By Fareed Zakaria
“[T]the aftershocks from the jihadist rupture are still reverberating. Since Mr. Baghdadi's sermon last week declaring himself caliph, al Qaeda affiliates in Yemen have denounced him. So too has the mainstream Sunni religious establishment, including Cairo's al-Azhar seminary, which has always opposed al Qaeda's actions, and Yussuf al-Qaradawi, an Egyptian cleric widely seen as the spiritual leader of the Muslim Brotherhood,” writes Margaret Coker in the Wall Street Journal.
“But it is still unclear what effect, if any, such censure will have on the audience that Mr. Baghdadi has shown himself adroit at cultivating: the younger Islamist radicals, including dozens of European Muslims, who have been flocking to him.”
“The Caliphate idea also carries within it its own destruction,” writes Philip Jenkins on the Daily Beast. “Now the Caliphate is, so to speak, out of the bag, competition for the office will be intense, and violent. We can expect multiple rival Caliphs who will denounce and excommunicate each other, while factions will fight each other for the prized office. Expect many assassinations and internal coups.”
“Historically-minded Islamists might recall that back in the seventh century, three of the first four Caliphs perished by assassination. The murder of the fourth, Ali, launched the Sunni-Shia schism within Islam that is still a gaping wound 13 centuries later. It is not a happy precedent.”

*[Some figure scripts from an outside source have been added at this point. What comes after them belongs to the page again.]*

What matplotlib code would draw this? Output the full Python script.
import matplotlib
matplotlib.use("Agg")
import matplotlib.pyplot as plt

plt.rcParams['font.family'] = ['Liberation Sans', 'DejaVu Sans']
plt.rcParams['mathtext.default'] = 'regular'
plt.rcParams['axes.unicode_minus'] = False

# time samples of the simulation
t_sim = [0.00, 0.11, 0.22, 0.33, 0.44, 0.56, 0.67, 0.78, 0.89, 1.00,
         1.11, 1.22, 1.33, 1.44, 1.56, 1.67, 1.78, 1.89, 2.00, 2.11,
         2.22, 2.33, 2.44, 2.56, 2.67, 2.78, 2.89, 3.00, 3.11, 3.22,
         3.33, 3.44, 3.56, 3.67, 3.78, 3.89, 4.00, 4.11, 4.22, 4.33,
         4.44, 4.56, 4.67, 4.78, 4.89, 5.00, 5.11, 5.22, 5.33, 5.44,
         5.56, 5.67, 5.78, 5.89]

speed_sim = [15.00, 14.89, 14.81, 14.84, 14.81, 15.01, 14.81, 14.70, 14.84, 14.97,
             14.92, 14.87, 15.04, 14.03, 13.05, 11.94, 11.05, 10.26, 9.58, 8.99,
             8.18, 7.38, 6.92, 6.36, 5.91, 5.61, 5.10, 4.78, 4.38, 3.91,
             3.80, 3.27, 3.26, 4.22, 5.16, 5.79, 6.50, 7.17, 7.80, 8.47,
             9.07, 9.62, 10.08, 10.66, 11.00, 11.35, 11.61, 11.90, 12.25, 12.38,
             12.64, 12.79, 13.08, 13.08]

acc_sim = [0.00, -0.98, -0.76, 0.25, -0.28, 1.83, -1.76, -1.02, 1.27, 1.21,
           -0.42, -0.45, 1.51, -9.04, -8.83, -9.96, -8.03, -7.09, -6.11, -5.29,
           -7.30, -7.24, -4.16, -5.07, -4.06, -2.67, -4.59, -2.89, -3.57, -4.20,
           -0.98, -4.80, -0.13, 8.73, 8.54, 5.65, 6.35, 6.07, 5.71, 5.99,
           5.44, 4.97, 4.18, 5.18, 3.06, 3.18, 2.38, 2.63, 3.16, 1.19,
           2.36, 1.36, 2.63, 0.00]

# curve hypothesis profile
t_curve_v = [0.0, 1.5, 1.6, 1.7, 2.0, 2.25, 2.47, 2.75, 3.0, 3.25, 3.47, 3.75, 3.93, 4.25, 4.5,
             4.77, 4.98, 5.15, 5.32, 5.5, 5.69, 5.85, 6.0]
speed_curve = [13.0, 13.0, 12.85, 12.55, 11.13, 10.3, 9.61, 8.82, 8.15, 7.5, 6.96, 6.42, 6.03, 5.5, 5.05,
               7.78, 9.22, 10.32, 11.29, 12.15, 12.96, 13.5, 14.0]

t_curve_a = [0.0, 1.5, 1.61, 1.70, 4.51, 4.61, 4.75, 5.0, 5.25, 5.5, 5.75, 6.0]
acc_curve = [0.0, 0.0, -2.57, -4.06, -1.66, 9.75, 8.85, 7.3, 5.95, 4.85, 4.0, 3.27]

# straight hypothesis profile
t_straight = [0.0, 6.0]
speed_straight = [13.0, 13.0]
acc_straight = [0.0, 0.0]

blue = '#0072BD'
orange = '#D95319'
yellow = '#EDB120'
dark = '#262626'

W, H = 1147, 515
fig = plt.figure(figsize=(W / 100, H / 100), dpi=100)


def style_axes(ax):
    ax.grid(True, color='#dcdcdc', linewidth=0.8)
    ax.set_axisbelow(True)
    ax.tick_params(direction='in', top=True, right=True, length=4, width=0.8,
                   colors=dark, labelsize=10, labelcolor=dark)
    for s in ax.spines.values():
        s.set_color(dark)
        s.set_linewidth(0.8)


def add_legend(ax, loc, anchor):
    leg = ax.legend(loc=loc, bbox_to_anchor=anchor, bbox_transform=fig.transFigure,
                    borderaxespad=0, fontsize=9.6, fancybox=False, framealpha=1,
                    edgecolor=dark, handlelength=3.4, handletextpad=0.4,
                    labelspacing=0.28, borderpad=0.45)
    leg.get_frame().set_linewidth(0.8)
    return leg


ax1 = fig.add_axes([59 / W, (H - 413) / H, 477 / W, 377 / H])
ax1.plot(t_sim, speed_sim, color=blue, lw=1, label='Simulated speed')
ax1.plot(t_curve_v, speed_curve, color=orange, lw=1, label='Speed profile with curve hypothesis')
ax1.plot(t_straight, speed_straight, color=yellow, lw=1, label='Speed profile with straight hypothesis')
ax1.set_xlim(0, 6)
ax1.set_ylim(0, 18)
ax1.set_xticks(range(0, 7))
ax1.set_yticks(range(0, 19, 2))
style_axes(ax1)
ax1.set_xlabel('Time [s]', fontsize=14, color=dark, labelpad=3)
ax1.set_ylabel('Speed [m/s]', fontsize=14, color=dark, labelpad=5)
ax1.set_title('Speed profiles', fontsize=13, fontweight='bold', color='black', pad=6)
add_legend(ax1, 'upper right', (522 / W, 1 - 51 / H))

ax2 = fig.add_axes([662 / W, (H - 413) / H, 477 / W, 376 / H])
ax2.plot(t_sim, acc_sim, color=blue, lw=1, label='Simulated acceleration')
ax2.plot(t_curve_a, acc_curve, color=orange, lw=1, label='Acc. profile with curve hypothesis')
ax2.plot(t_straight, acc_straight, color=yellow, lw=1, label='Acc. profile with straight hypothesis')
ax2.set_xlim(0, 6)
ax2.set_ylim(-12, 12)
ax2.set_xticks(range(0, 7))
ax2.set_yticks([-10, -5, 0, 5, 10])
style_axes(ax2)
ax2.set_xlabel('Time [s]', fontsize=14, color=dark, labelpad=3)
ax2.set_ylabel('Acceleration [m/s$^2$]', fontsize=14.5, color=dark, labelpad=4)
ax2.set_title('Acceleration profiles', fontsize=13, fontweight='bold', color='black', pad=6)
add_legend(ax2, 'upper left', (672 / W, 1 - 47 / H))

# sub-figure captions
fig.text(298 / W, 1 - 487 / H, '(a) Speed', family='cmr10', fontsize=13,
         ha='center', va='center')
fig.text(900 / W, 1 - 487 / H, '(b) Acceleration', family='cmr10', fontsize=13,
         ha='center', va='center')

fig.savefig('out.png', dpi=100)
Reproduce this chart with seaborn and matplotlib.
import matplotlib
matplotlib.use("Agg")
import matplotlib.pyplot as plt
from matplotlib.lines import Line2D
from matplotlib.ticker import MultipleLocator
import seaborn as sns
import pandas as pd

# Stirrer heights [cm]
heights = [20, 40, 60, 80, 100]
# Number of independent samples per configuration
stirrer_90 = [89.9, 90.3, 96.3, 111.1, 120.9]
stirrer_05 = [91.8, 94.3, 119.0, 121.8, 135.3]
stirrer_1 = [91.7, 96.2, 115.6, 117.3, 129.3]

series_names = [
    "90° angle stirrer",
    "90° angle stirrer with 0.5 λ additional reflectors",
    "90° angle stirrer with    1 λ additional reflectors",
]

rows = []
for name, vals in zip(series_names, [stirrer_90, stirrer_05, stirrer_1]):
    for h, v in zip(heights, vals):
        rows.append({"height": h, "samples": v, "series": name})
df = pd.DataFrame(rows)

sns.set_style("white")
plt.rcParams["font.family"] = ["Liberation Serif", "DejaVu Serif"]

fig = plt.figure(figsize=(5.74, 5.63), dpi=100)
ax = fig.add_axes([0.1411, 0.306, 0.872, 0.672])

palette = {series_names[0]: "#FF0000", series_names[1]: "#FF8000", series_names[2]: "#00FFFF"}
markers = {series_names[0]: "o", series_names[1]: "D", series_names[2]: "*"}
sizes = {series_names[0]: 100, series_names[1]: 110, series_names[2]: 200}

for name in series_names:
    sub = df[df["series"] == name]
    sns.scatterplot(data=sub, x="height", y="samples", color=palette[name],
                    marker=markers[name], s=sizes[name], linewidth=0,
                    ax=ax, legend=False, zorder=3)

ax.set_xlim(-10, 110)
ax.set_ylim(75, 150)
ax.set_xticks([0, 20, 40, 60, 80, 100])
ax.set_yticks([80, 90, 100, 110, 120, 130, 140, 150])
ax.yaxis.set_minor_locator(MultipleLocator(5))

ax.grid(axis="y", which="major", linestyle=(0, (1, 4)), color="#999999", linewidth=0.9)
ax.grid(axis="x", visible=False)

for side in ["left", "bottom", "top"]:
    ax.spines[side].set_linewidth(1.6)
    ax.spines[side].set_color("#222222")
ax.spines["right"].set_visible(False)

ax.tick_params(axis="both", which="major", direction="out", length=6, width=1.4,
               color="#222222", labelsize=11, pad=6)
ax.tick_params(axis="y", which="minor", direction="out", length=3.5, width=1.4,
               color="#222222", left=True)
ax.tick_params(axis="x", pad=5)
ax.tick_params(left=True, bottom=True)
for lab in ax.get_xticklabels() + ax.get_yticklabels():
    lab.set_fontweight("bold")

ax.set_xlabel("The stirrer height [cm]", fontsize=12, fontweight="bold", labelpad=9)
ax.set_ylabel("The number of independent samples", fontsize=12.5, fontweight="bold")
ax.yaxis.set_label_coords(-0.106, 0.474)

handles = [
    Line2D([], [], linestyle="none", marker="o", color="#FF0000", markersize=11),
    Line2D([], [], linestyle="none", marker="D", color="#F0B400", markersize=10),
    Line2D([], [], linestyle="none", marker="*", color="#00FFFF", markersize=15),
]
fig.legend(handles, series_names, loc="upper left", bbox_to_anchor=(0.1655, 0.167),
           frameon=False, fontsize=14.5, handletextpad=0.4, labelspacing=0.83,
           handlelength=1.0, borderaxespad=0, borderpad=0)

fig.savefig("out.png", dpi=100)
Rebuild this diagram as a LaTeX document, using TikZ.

“France, with its revolutionary, republican spirit of egalité, likes to think of itself as a color-blind society, steadfastly refusing, for example, to measure race, ethnicity, or religion in its censuses,” argues Alexander Still in the New Yorker. “And yet France is, undeniably, a multicultural, multi-ethnic, and multiracial society, and has been at least since the nineteen-fifties, when large waves of immigrants began arriving from its former colonies. It has significant problems of discrimination, and of racial and economic segmentation, but limited tools to measure or correct them. The obvious answer – to many American scholars and to some French ones – is to begin to gather better data.”